La Confédération ne souhaite aujourd’hui pas reprendre l’ensemble des troisième et quatrième paquets ferroviaires européens, qui comprennent la libéralisation du trafic voyageurs international, national, et régional. Ceux-ci ne constituent pas des obligations dans le cadres des accords bilatéraux (l’accord avec l’UE sur les transports terrestres fait partie des accords bilatéraux I de 1999). N’en déplaise aux hérauts de la supposée modernité qu’incarnerait toujours le marché, c’est une excellente nouvelle pour nous et notre service public.
Cher Monsieur,
Vous écrivez:
“On pourrait croire que la dimension cachée dans l’analyse qui précède, c’est le prix élevé que paient les Suisses pour leurs déplacements en train. Or, il n’en est rien, comme vient de le démontrer une étude: en parité de pouvoir d’achat, nous payons à un tarif plutôt raisonnable une qualité très élevée.”

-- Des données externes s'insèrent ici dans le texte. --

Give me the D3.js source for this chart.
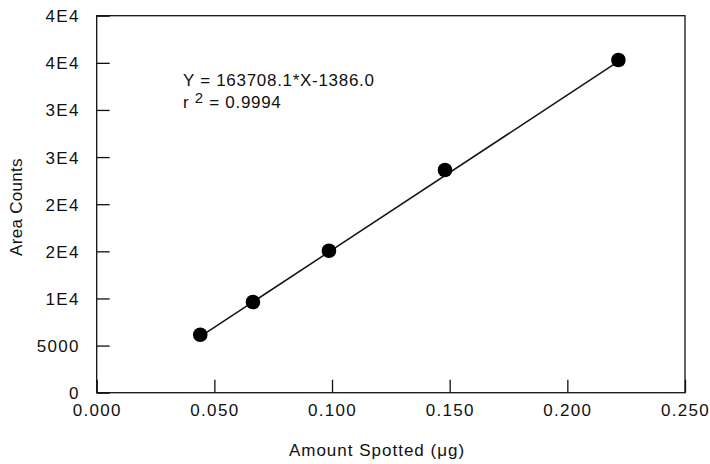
<!DOCTYPE html>
<html><head><meta charset="utf-8">
<script src="https://cdn.jsdelivr.net/npm/d3@7"></script>
<style>body{margin:0;background:#fff}text{font-family:"Liberation Sans",Arial,sans-serif;fill:#111}</style>
</head><body><svg id="c" width="710" height="464"></svg>
<script>
const amountSpotted = [0.0440, 0.0664, 0.0987, 0.1480, 0.2217];
const areaCounts = [6150, 9620, 15060, 23630, 35300];
const fitX = [0.0440, 0.2217];
const fitY = [5950, 35150];
const xTicks = [0, 0.05, 0.10, 0.15, 0.20, 0.25];
const xTickLabels = ["0.000","0.050","0.100","0.150","0.200","0.250"];
const yTicks = [0, 5000, 10000, 15000, 20000, 25000, 30000, 35000, 40000];
const yTickLabels = ["0","5000","1E4","2E4","2E4","3E4","3E4","4E4","4E4"];
const eqLine1 = "Y = 163708.1*X-1386.0";

const svg = d3.select("#c");
const L = 96.7, R = 685, T = 15.7, B = 392.7;
const FS = 17;
const x = d3.scaleLinear().domain([0, 0.25]).range([L, R]);
const y = d3.scaleLinear().domain([0, 40000]).range([B, T]);

svg.append("rect").attr("x", L).attr("y", T).attr("width", R - L).attr("height", B - T)
  .attr("fill", "none").attr("stroke", "#111").attr("stroke-width", 1.3);

const xa = svg.append("g").attr("transform", `translate(0,${B})`)
  .call(d3.axisBottom(x).tickValues(xTicks).tickFormat((d, i) => xTickLabels[i]).tickSizeInner(-13).tickSizeOuter(0));
const ya = svg.append("g").attr("transform", `translate(${L},0)`)
  .call(d3.axisLeft(y).tickValues(yTicks).tickFormat((d, i) => yTickLabels[i]).tickSizeInner(-13).tickSizeOuter(0));
[xa, ya].forEach(a => {
  a.select(".domain").remove();
  a.selectAll("line").attr("stroke", "#111").attr("stroke-width", 1.3);
  a.selectAll("text").attr("font-size", FS).attr("fill", "#111").attr("letter-spacing", 1.3)
    .style("font-family", '"Liberation Sans",Arial,sans-serif');
});
xa.selectAll(".tick text").attr("dy", "0.32em").attr("y", 18);
ya.selectAll(".tick text").attr("x", -17).attr("dy", "0.35em");

svg.append("line").attr("x1", x(fitX[0])).attr("y1", y(fitY[0])).attr("x2", x(fitX[1])).attr("y2", y(fitY[1]))
  .attr("stroke", "#111").attr("stroke-width", 1.5);

svg.selectAll("circle.pt").data(amountSpotted).join("circle").attr("class", "pt")
  .attr("cx", d => x(d)).attr("cy", (d, i) => y(areaCounts[i])).attr("r", 7.3).attr("fill", "#000");

svg.append("text").attr("x", 183).attr("y", 86).attr("font-size", FS).attr("letter-spacing", 0.7).text(eqLine1);
const t2 = svg.append("text").attr("x", 183).attr("y", 108).attr("font-size", FS).attr("letter-spacing", 0.7);
t2.append("tspan").text("r ");
t2.append("tspan").attr("font-size", 15).attr("dy", -5).text("2");
t2.append("tspan").attr("dy", 5).text(" = 0.9994");

svg.append("text").attr("x", 377).attr("y", 456).attr("text-anchor", "middle").attr("font-size", FS).attr("letter-spacing", 1).text("Amount Spotted (μg)");
svg.append("text").attr("transform", "translate(22,207) rotate(-90)").attr("text-anchor", "middle").attr("font-size", FS).attr("letter-spacing", 0.3).text("Area Counts");
</script></body></html>
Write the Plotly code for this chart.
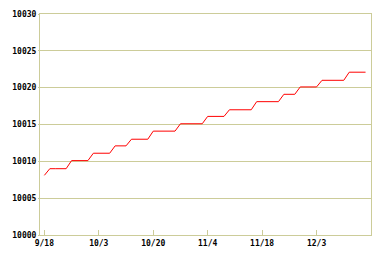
import plotly.graph_objects as go

# values per trading-day index
values = [10008.1,
          10009.0, 10009.0, 10009.0, 10009.0,
          10010.1, 10010.1, 10010.1, 10010.1,
          10011.1, 10011.1, 10011.1, 10011.1,
          10012.1, 10012.1, 10012.1,
          10013.0, 10013.0, 10013.0, 10013.0,
          10014.1, 10014.1, 10014.1, 10014.1, 10014.1,
          10015.1, 10015.1, 10015.1, 10015.1, 10015.1,
          10016.1, 10016.1, 10016.1, 10016.1,
          10017.0, 10017.0, 10017.0, 10017.0, 10017.0,
          10018.1, 10018.1, 10018.1, 10018.1, 10018.1,
          10019.1, 10019.1, 10019.1,
          10020.1, 10020.1, 10020.1, 10020.1,
          10021.0, 10021.0, 10021.0, 10021.0, 10021.0,
          10022.1, 10022.1, 10022.1, 10022.1]
index = list(range(len(values)))
tick_positions = [0, 10, 20, 30, 40, 50]
tick_labels = ["9/18", "10/3", "10/20", "11/4", "11/18", "12/3"]
y_ticks = [10000, 10005, 10010, 10015, 10020, 10025, 10030]

grid = "#cccc99"
font = dict(family="DejaVu Sans Mono", size=8, color="black")

fig = go.Figure(go.Scatter(x=index, y=values, mode="lines",
                           line=dict(color="#ff0000", width=1),
                           hoverinfo="skip"))
fig.update_layout(
    width=382, height=258,
    margin=dict(l=40, r=10, t=10, b=23),
    paper_bgcolor="white", plot_bgcolor="white",
    showlegend=False,
    font=font,
)
fig.update_xaxes(range=[-0.8, 60], tickvals=tick_positions, ticktext=tick_labels,
                 showgrid=False, zeroline=False,
                 showline=True, linecolor=grid, linewidth=1, mirror=True,
                 ticks="inside", ticklen=5, tickcolor=grid, tickwidth=1,
                 tickfont=dict(family="DejaVu Sans Mono", size=8, color="black", weight="bold"))
fig.update_yaxes(range=[10000, 10030], tickvals=y_ticks,
                 ticktext=[str(v) for v in y_ticks],
                 showgrid=True, gridcolor=grid, gridwidth=1, zeroline=False,
                 showline=True, linecolor=grid, linewidth=1, mirror=True,
                 ticks="outside", ticklen=1, tickcolor=grid,
                 tickfont=dict(family="DejaVu Sans Mono", size=8, color="black", weight="bold"))
fig.write_html("out.html")
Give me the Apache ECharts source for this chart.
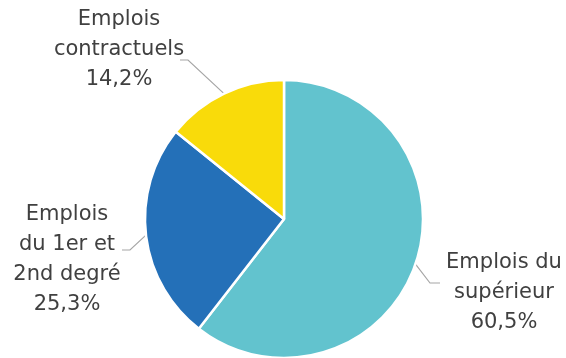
<!DOCTYPE html>
<html>
<head>
<meta charset="utf-8">
<script src="https://cdn.jsdelivr.net/npm/echarts@6/dist/echarts.min.js"></script>
<style>
  html, body { margin: 0; padding: 0; background: #fff; }
  #chart { width: 566px; height: 358px; }
</style>
</head>
<body>
<div id="chart"></div>
<script>
// Répartition des emplois (en % du total)
const categories = ['Emplois du\nsupérieur', 'Emplois\ndu 1er et\n2nd degré', 'Emplois\ncontractuels'];
const shares = [60.5, 25.3, 14.2];
const colors = ['#62C3CE', '#2470B8', '#F9DB0A'];

// Label placement around the pie: text anchor and elbow of each leader line
const labelSpots = [
  { x: 504, y: 293, elbow: [430, 283], end: [440, 283] },
  { x: 67, y: 260, elbow: [130, 250], end: [122, 250] },
  { x: 119, y: 50, elbow: [188, 60], end: [180, 60] }
];

const chart = echarts.init(document.getElementById('chart'), null, { renderer: 'canvas' });

const fmt = v => v.toFixed(1).replace('.', ',') + '%';

chart.setOption({
  animation: false,
  series: [{
    type: 'pie',
    center: [284, 219],
    radius: [0, 139],
    startAngle: 90,
    clockwise: true,
    itemStyle: { borderColor: '#ffffff', borderWidth: 2.5 },
    label: {
      show: true,
      position: 'outside',
      overflow: 'none',
      fontFamily: 'DejaVu Sans',
      fontSize: 21,
      lineHeight: 30,
      color: '#404040',
      formatter: p => p.name + '\n' + fmt(p.value)
    },
    labelLine: {
      show: true,
      length: 20,
      length2: 10,
      lineStyle: { color: '#a6a6a6', width: 1.2 }
    },
    labelLayout: function (params) {
      const spot = labelSpots[params.dataIndex];
      const pts = params.labelLinePoints;
      const start = pts ? pts[0] : spot.elbow;
      return {
        x: spot.x,
        y: spot.y,
        align: 'center',
        verticalAlign: 'middle',
        labelLinePoints: [start, spot.elbow, spot.end]
      };
    },
    data: categories.map((name, i) => ({
      name: name,
      value: shares[i],
      itemStyle: { color: colors[i] }
    }))
  }]
});
</script>
</body>
</html>
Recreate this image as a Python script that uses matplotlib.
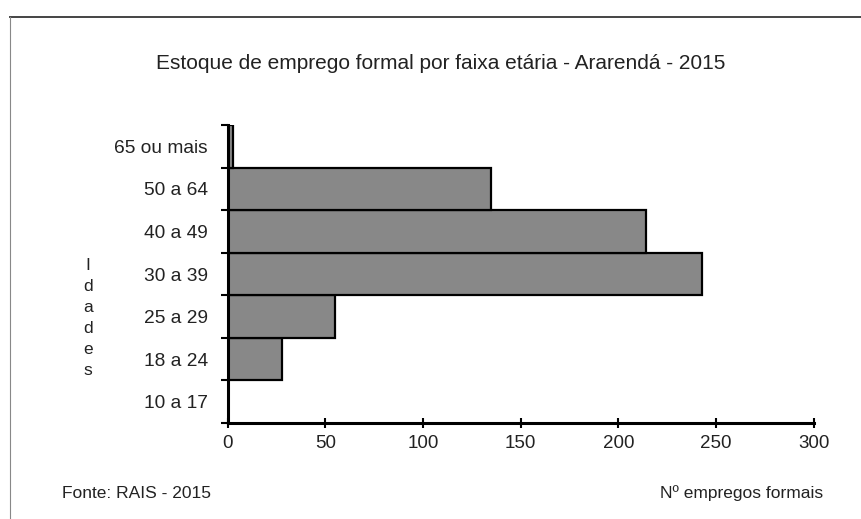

Ce propos est ambigu. Certes les Suisses qui usent du train paient raisonnablement pour cet usage. Mais ils ne paient que 50 % environ de ce que coûte l’usage qu’ils en font, les autres 50 % étant payés par les collectivités publiques, sous de multiples formes: subventions directes par les communes, villes, cantons, Confédération, sous-facturation de l’usage des infrastructures par les collectivités publiques, bien d’autres encore. S’ils payaient tout, le prix serait-il encore raisonnable ? Je n’en sais rien. Vous le déclarez « raisonnable » par comparaison avec d’autres pays, il faudrait pour le savoir faire le même calcul que fait l’OFS pour les autres pays mentionnés.
Avec mes meilleures salutations,
Rodolphe Weibel
Vous avez absolument raison. Je vais préciser l’article en ce sens. Notons toutefois que l’étude de BCG éclaire aussi ce point. La figure 4 tient en effet compte de la totalité des coûts et place la Suisse au-dessus de la moyenne du rapport cout-efficacité. Nous ne sommes donc pas, de leur point de vue du moins, dans la situation d’une mauvaise utilisation de l’argent public.